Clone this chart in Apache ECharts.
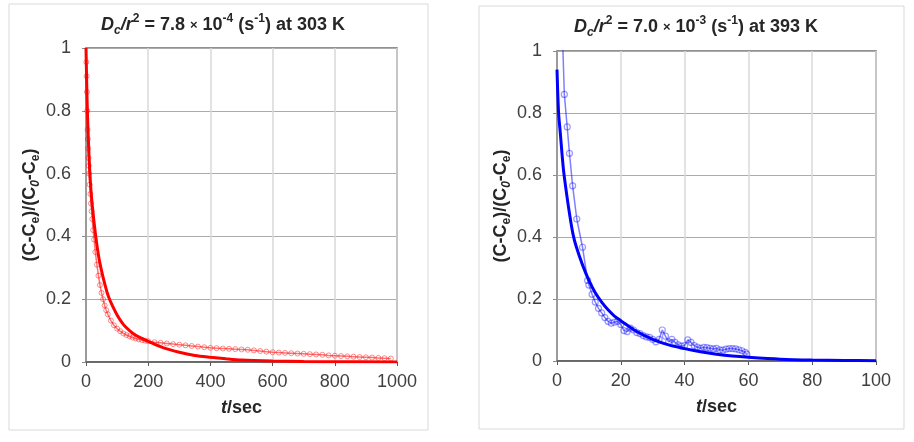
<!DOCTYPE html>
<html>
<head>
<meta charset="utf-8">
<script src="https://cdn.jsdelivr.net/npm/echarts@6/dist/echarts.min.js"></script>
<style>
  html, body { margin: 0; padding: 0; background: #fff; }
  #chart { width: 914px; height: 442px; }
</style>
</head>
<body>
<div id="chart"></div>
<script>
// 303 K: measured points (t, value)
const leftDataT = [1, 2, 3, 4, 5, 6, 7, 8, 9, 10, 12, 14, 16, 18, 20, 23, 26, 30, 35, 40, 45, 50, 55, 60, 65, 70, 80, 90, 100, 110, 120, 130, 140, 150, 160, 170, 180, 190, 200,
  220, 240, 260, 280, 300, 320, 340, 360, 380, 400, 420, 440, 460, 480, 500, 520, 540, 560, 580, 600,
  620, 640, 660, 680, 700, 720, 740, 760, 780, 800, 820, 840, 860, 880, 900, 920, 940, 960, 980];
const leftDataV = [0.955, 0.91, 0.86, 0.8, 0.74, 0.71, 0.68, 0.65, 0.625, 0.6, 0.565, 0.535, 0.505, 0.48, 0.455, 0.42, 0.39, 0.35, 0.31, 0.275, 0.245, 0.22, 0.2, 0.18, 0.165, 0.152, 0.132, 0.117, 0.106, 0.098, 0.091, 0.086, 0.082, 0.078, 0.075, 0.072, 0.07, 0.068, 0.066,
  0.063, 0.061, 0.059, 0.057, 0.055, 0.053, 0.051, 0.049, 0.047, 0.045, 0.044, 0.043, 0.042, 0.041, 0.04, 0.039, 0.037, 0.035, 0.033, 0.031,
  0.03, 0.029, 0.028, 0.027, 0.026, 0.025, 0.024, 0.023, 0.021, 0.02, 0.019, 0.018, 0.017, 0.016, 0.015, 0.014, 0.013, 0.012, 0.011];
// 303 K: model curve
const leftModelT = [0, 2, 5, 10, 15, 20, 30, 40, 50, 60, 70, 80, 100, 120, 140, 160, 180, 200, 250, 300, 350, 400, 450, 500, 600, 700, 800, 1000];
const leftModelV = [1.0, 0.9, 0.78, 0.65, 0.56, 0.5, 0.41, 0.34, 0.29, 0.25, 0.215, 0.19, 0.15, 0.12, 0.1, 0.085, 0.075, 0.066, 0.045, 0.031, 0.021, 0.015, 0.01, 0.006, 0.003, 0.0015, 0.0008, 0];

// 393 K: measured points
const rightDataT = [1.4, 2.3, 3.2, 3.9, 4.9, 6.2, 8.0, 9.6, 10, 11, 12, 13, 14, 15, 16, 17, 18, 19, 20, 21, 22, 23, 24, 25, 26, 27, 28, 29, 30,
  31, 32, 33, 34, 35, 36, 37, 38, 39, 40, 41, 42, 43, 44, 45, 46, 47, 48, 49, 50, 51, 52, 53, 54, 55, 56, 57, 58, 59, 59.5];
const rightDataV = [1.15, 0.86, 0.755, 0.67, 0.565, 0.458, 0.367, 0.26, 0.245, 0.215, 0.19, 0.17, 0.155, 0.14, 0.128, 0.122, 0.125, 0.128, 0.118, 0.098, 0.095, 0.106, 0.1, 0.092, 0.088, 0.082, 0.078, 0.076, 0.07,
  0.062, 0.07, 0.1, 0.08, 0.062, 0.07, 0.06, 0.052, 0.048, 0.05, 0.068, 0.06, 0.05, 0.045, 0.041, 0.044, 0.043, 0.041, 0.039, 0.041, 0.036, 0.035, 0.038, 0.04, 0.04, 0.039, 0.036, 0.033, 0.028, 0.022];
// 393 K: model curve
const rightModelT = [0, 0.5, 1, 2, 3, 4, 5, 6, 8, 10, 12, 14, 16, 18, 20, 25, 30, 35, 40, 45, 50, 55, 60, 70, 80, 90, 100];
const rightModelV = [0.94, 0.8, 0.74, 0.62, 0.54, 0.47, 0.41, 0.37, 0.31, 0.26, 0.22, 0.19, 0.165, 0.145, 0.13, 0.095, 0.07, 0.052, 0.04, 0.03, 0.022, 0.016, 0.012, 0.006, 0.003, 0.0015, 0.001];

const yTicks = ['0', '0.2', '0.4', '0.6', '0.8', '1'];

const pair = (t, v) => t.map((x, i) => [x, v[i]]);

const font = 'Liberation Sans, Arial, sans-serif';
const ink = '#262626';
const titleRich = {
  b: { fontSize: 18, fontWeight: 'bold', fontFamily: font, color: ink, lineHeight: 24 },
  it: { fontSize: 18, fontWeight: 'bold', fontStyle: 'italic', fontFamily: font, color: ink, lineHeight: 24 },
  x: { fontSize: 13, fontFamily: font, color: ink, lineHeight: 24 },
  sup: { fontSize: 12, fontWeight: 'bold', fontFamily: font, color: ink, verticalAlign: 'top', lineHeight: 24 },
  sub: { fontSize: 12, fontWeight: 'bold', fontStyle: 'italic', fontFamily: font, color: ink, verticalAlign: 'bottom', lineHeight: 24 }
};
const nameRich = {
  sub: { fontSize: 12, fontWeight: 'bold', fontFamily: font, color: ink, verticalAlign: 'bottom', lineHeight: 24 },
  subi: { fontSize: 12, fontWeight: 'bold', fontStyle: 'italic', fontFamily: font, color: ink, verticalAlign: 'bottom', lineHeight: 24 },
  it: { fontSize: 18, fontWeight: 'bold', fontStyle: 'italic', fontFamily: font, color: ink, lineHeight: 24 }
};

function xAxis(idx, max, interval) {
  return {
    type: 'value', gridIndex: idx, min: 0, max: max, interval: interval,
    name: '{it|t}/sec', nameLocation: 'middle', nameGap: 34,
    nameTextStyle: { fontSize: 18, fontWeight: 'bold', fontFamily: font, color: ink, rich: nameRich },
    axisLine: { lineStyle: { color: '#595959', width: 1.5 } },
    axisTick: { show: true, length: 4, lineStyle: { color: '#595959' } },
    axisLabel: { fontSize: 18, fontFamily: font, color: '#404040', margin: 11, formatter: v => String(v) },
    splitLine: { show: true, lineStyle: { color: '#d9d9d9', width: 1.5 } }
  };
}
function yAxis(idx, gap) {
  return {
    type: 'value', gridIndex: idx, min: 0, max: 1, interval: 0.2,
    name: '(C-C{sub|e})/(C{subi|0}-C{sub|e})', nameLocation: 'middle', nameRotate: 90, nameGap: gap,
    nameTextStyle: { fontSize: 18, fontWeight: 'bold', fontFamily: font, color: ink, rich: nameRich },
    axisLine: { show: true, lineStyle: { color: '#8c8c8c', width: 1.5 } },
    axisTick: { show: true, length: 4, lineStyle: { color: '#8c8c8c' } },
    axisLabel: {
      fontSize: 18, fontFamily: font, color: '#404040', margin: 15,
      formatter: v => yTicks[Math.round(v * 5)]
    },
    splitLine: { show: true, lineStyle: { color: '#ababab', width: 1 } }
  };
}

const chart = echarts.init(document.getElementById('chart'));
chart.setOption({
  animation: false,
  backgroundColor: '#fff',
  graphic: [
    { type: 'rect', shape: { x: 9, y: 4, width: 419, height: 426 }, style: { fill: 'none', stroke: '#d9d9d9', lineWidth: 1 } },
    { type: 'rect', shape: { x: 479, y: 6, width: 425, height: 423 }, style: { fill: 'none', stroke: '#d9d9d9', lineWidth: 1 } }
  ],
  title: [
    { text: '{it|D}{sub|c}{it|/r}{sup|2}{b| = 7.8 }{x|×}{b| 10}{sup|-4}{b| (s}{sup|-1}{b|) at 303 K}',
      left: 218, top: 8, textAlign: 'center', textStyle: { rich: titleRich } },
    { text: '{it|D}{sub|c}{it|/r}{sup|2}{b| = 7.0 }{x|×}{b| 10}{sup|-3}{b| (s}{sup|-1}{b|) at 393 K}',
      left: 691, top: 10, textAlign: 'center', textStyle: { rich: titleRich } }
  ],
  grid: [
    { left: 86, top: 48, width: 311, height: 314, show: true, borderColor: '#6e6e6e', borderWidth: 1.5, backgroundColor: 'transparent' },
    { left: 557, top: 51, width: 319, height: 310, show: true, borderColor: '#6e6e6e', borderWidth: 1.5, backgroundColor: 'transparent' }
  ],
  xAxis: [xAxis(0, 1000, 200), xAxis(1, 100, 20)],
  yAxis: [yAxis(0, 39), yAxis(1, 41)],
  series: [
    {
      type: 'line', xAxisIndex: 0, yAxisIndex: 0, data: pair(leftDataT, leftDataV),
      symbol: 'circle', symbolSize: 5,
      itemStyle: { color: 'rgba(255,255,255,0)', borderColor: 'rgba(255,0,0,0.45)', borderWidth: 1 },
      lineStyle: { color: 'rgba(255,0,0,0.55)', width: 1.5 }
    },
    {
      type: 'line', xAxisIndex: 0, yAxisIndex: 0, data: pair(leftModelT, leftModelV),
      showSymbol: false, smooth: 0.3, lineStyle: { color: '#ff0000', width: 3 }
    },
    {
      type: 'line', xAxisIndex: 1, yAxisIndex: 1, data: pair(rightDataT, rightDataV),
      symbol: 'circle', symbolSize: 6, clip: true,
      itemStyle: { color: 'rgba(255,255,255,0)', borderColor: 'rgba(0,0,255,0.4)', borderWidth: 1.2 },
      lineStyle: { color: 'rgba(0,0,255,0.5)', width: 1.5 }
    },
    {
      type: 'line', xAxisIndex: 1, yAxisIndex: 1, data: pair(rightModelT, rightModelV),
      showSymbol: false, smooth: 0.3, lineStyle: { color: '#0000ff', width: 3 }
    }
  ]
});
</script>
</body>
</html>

# # # # # # #

**Written task**
Please repeat exactly the data above from its first line to the line that contains "0.0015, 0.0008, 0];", inclusive, and leave every picture out.

**Response to this task**
Clone this chart in Apache ECharts.
<!DOCTYPE html>
<html>
<head>
<meta charset="utf-8">
<script src="https://cdn.jsdelivr.net/npm/echarts@6/dist/echarts.min.js"></script>
<style>
  html, body { margin: 0; padding: 0; background: #fff; }
  #chart { width: 914px; height: 442px; }
</style>
</head>
<body>
<div id="chart"></div>
<script>
// 303 K: measured points (t, value)
const leftDataT = [1, 2, 3, 4, 5, 6, 7, 8, 9, 10, 12, 14, 16, 18, 20, 23, 26, 30, 35, 40, 45, 50, 55, 60, 65, 70, 80, 90, 100, 110, 120, 130, 140, 150, 160, 170, 180, 190, 200,
  220, 240, 260, 280, 300, 320, 340, 360, 380, 400, 420, 440, 460, 480, 500, 520, 540, 560, 580, 600,
  620, 640, 660, 680, 700, 720, 740, 760, 780, 800, 820, 840, 860, 880, 900, 920, 940, 960, 980];
const leftDataV = [0.955, 0.91, 0.86, 0.8, 0.74, 0.71, 0.68, 0.65, 0.625, 0.6, 0.565, 0.535, 0.505, 0.48, 0.455, 0.42, 0.39, 0.35, 0.31, 0.275, 0.245, 0.22, 0.2, 0.18, 0.165, 0.152, 0.132, 0.117, 0.106, 0.098, 0.091, 0.086, 0.082, 0.078, 0.075, 0.072, 0.07, 0.068, 0.066,
  0.063, 0.061, 0.059, 0.057, 0.055, 0.053, 0.051, 0.049, 0.047, 0.045, 0.044, 0.043, 0.042, 0.041, 0.04, 0.039, 0.037, 0.035, 0.033, 0.031,
  0.03, 0.029, 0.028, 0.027, 0.026, 0.025, 0.024, 0.023, 0.021, 0.02, 0.019, 0.018, 0.017, 0.016, 0.015, 0.014, 0.013, 0.012, 0.011];
// 303 K: model curve
const leftModelT = [0, 2, 5, 10, 15, 20, 30, 40, 50, 60, 70, 80, 100, 120, 140, 160, 180, 200, 250, 300, 350, 400, 450, 500, 600, 700, 800, 1000];
const leftModelV = [1.0, 0.9, 0.78, 0.65, 0.56, 0.5, 0.41, 0.34, 0.29, 0.25, 0.215, 0.19, 0.15, 0.12, 0.1, 0.085, 0.075, 0.066, 0.045, 0.031, 0.021, 0.015, 0.01, 0.006, 0.003, 0.0015, 0.0008, 0];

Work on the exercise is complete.